_BRIEF_. Of the lines in the records that follow, how many include the word "React"? Answer with a bare number.

_INFORMATION PROVIDED_.
____________

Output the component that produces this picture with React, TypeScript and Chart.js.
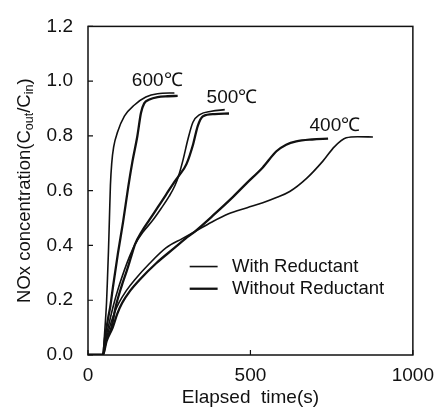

____________

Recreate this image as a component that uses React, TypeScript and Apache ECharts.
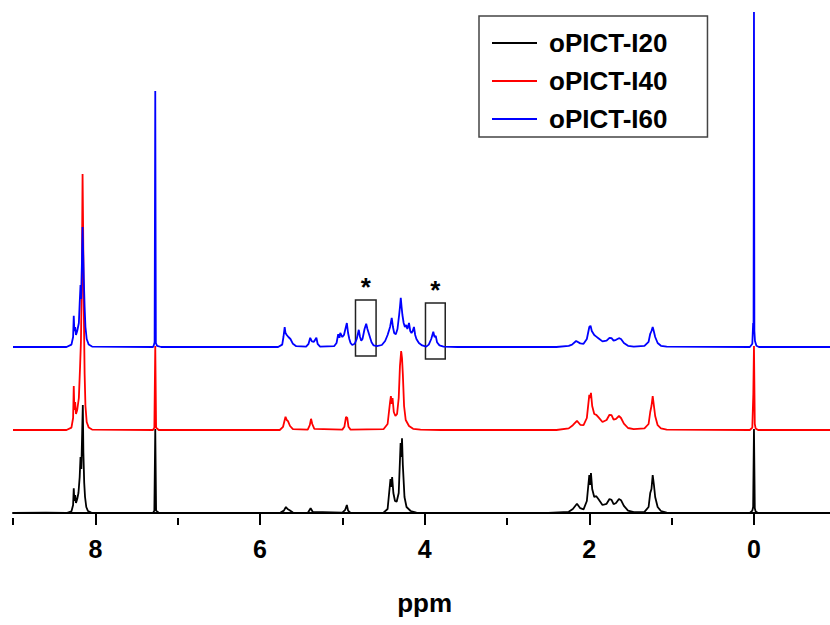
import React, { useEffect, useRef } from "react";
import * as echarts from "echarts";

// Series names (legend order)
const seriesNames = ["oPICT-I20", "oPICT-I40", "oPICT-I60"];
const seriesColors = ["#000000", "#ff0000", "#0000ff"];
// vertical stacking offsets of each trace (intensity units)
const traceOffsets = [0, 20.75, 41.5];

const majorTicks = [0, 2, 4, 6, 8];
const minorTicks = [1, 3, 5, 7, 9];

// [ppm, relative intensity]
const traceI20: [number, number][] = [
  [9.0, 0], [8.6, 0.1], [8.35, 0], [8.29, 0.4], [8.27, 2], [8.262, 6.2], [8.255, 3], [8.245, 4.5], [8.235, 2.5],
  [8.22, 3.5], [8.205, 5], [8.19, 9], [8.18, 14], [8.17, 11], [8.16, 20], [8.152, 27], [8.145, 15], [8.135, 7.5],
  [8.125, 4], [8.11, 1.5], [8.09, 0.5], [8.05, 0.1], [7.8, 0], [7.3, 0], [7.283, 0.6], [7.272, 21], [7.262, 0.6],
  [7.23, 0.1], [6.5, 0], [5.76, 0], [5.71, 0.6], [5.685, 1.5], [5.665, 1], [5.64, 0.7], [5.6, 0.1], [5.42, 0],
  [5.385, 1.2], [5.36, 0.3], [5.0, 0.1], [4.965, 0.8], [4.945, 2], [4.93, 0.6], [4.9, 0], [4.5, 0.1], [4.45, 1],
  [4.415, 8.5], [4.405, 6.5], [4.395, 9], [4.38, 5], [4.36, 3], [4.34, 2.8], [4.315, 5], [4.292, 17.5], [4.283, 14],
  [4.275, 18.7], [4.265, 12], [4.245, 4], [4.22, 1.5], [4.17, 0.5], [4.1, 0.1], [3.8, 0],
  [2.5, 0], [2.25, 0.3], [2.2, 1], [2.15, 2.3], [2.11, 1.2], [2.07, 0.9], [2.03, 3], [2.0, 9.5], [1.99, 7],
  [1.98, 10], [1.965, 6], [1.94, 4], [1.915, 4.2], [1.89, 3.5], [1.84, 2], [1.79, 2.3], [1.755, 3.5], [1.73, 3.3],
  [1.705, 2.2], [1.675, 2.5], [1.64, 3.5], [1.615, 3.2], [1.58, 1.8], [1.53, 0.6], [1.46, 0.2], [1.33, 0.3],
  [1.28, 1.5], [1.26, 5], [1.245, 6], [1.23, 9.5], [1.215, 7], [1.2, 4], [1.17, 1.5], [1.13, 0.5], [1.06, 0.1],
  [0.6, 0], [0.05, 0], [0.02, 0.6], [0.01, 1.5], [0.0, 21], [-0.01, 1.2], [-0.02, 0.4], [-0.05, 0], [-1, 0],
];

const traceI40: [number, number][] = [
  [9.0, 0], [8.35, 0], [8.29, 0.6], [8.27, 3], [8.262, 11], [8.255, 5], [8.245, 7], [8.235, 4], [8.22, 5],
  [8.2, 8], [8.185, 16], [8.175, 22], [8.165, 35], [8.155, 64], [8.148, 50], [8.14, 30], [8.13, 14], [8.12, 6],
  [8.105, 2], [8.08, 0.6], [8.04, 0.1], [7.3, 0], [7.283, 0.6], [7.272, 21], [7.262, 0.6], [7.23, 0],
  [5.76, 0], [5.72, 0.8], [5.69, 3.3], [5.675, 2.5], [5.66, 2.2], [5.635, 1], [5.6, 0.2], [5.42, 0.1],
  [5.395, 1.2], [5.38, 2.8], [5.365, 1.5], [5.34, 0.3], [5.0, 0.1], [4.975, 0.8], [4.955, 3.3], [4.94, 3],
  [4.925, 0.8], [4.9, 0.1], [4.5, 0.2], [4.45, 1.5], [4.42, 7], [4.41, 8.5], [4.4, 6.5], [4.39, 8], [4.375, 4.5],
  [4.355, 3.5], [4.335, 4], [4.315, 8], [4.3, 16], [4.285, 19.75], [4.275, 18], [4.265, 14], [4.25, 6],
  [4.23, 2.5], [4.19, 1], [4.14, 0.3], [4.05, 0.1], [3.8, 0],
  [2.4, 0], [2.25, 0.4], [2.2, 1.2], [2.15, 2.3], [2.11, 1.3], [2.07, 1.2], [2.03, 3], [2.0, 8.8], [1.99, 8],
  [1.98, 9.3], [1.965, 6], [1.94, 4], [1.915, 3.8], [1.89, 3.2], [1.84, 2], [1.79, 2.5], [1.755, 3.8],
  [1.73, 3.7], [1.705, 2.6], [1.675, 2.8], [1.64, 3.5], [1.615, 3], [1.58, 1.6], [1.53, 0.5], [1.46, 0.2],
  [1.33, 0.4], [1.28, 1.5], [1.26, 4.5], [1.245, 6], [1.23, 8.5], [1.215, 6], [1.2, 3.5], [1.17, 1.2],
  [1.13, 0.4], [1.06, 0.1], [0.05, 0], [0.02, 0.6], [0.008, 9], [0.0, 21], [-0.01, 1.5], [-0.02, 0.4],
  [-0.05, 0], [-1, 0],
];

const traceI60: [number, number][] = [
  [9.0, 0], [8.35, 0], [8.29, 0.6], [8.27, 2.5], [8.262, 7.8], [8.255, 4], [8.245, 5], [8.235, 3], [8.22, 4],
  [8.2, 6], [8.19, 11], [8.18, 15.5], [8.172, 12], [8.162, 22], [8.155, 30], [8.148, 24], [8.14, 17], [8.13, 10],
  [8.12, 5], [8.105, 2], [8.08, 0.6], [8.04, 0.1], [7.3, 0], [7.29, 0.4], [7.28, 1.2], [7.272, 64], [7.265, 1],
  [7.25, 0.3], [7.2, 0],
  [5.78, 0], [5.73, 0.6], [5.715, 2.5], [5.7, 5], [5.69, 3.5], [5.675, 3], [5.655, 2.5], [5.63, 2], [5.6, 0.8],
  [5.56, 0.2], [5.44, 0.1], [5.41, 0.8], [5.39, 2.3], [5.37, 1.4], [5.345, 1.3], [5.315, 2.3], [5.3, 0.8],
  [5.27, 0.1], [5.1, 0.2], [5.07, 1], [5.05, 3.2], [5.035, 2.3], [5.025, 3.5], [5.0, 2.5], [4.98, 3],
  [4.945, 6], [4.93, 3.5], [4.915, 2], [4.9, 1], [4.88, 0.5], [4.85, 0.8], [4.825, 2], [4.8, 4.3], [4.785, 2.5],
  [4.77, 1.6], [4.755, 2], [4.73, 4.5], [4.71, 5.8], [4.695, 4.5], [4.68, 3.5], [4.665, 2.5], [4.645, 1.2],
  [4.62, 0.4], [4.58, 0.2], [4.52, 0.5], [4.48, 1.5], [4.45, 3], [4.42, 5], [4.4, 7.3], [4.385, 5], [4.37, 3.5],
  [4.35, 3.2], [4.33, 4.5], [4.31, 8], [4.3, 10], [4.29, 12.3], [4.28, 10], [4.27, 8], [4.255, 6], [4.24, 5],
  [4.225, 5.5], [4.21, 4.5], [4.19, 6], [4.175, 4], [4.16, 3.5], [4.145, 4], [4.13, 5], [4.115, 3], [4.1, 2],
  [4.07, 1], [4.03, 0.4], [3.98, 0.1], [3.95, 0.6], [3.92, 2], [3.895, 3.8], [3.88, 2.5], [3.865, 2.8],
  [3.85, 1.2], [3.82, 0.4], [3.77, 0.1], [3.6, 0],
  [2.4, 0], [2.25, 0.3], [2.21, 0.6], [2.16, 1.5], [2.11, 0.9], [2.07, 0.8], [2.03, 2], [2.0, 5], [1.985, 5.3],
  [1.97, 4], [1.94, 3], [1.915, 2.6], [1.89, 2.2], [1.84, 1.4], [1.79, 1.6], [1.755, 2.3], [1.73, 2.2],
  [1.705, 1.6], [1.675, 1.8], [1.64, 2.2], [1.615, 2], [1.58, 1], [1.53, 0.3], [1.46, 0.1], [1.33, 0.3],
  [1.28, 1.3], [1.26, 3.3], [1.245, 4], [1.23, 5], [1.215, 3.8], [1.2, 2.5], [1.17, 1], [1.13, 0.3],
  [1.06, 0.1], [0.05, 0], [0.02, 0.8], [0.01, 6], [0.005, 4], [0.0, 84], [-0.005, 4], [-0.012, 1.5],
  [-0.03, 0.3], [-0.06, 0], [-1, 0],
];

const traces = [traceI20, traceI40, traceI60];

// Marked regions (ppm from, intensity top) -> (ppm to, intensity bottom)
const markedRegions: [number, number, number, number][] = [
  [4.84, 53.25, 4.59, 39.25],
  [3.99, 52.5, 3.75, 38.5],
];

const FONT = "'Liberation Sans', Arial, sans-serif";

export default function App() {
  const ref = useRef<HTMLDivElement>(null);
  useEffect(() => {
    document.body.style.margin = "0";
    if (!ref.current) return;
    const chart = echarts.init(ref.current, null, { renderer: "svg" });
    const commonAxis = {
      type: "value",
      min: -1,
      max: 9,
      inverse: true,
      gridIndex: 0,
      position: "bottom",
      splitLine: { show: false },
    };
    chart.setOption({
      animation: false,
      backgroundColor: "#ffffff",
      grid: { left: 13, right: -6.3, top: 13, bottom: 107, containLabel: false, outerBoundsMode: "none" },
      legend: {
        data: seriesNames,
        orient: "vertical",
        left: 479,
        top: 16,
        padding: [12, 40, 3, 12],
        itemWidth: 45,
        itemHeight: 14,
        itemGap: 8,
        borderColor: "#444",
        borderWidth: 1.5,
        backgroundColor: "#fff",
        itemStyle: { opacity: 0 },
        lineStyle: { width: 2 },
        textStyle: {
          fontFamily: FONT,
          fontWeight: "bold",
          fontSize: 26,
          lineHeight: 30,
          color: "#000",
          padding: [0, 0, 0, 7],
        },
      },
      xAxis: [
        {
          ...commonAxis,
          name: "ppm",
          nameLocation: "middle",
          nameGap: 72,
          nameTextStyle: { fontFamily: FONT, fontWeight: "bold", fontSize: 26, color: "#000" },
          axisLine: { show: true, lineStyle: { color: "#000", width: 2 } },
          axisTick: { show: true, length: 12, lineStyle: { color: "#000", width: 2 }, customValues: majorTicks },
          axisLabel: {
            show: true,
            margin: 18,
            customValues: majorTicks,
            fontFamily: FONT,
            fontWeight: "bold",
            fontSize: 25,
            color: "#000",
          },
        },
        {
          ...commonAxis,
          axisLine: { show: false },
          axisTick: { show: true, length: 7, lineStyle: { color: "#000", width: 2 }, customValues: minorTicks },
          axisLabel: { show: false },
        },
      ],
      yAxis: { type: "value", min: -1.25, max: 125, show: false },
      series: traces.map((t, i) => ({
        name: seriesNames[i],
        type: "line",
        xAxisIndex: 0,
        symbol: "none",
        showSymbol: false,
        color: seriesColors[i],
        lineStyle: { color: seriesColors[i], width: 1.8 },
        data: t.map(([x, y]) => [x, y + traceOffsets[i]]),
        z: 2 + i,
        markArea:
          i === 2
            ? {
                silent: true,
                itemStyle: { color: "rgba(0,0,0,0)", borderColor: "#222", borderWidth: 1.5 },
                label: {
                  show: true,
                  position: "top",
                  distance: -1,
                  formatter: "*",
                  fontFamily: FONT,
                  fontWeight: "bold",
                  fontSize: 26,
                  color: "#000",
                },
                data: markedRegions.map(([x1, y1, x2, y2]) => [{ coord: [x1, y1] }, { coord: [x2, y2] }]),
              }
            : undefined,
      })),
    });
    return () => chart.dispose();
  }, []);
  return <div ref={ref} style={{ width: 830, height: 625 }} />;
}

____________

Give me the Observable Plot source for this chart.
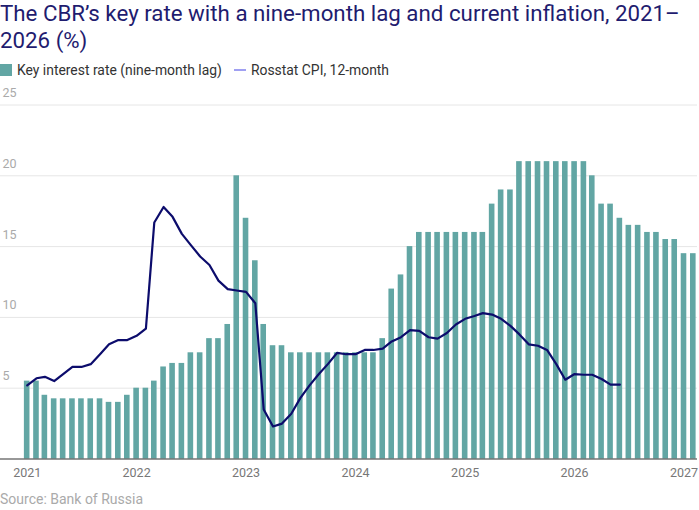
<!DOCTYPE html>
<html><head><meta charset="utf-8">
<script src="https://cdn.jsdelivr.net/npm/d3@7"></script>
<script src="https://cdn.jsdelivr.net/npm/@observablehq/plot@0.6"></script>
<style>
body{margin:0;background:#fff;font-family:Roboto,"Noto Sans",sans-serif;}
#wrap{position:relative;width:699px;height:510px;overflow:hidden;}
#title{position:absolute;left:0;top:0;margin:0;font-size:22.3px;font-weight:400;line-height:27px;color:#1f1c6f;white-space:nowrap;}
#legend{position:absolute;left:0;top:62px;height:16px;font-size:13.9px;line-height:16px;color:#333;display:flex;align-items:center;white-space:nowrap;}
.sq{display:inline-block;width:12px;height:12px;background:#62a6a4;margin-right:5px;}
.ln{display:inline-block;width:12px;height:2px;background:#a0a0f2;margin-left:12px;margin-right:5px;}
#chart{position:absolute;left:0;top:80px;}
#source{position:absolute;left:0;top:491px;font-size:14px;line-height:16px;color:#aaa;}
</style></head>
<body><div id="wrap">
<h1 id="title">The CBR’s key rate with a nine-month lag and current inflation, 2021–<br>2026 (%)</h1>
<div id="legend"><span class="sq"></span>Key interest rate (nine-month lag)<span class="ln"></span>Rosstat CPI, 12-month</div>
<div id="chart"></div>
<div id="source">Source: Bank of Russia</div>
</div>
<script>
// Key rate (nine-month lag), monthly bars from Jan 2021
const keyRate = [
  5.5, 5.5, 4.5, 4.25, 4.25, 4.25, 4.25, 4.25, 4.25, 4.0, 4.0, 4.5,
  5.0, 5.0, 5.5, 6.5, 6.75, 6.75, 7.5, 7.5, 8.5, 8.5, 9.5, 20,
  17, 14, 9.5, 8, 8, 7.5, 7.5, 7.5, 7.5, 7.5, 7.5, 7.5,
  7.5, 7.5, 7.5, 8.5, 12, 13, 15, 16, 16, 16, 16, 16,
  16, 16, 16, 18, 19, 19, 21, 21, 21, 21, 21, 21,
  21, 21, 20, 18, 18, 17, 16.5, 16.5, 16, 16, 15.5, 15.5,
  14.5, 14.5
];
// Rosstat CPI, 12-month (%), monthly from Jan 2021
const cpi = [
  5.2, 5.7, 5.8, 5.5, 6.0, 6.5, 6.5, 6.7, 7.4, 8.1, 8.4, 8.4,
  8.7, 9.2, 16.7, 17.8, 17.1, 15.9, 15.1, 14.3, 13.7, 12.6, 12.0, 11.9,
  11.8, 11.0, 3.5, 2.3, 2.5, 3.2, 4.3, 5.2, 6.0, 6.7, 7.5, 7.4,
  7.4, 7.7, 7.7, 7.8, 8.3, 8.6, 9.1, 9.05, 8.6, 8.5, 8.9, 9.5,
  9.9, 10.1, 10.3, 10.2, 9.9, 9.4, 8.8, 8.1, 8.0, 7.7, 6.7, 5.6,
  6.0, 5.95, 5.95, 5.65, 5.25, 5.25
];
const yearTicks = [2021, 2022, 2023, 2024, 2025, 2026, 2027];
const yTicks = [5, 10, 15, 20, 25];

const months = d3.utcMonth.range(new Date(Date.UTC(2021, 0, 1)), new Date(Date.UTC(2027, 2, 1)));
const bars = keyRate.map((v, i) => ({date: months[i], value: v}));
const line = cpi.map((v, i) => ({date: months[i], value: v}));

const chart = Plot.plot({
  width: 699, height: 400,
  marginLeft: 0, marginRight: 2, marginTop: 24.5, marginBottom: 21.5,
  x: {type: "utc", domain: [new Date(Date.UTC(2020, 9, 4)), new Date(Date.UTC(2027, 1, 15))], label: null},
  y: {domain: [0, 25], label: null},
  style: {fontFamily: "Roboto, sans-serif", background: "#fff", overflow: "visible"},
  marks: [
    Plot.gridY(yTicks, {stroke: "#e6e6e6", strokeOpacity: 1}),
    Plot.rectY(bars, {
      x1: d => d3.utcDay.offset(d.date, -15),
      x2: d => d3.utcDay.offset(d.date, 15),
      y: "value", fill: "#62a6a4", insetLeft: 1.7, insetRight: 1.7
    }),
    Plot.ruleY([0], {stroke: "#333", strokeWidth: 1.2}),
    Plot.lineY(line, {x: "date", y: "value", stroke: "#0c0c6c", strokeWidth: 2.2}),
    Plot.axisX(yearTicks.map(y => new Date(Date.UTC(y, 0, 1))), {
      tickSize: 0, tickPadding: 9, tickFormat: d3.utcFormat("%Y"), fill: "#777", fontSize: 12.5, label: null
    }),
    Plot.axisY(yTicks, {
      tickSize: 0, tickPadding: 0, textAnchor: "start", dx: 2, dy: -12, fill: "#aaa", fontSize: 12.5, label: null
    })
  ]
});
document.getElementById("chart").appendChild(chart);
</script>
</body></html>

____________

_REPLY_. 3